State Rep. Dirk Deaton worked with his legislative colleagues in the recently-ended session to ensure the legacy of fallen hero Chris Marion is honored and preserved. Deaton sponsored HB 544 that was later incorporated into SB 258 to create the Army PFC Christopher Lee Marion Memorial Highway. SB 258 was approved by the General Assembly and was signed by Governor Mike Parson on July 6 in Jefferson City.
“Chris Marion made the ultimate sacrifice, and it was my honor to work with my legislative colleagues to name the highway that stretches from his hometown of Pineville to the high school in Anderson that he graduated from in his honor,” said Deaton, R-Noel. “This is a proper and appropriate tribute for Chris Marion and his family.”

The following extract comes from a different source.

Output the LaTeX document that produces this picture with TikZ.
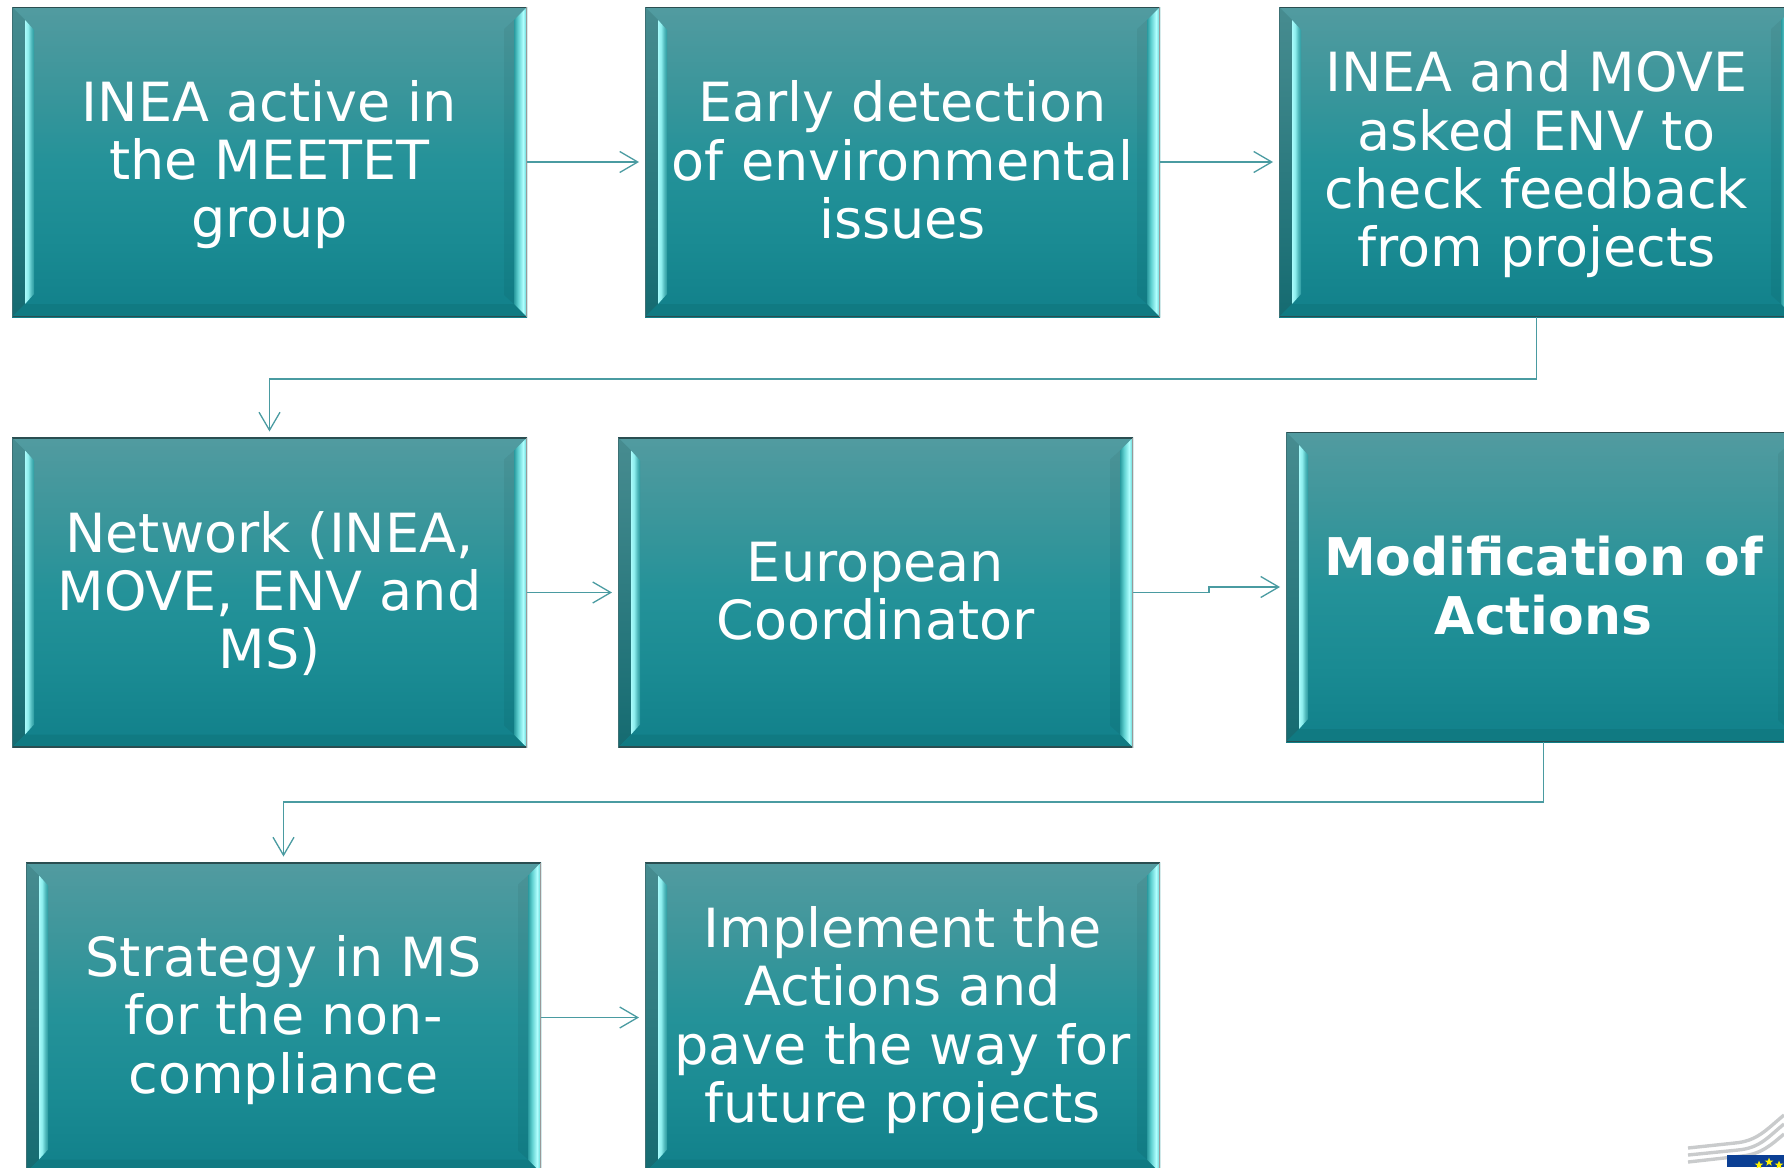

SB 258 names the portion of U.S. Business 71 from State Highway 76 West to State Highway EE in McDonald County the “Army PFC Christopher Lee Marion Memorial Highway.” Army PFC Christopher Lee Marion, son of Velma and Walter Wood, and the late Roy Marion, was born Dec. 4, 1985, in Fort Smith, Ark. He departed this life defending this nation on Wednesday, Feb. 22, 2006, in Hawijah, Iraq, at the age of 20 years, two months, and 18 days.
Christopher was a lifelong resident of Pineville. He was a 2005 graduate of the McDonald County High School, where he was involved in the ROTC program, and also played the tuba in the high school band. He fulfilled his dream of being a soldier in the United States Army when he enlisted on July 6, 2005, in Kansas City. He completed his basic training at Fort Benning, Ga. Christopher was a Combat Infantryman with the 101st Airborne Division out of Fort Campbell, Ky.
His parents, Walter and Velma Wood, commented on the creation of the highway.
“We’re very proud that they went ahead and did that for him,” said Walter. “Everyone in McDonald County, especially the school, thought the world of Chris.”
“It’s one of the most awesome things they could have done, because nobody ever forgot Chris,” said Velma.
Walter added, “People still see us and talk about Chris. He was just a good kid all around. I think everybody liked him.”
He said Marion was very polite, respectful, loved to joke and loved the military, even as a child.
“We were proud, but we would have loved to have kept him home. But that was his dream, so we let him go. He believed in the good Lord, totally. He knew if anything happened where he would go,” he said.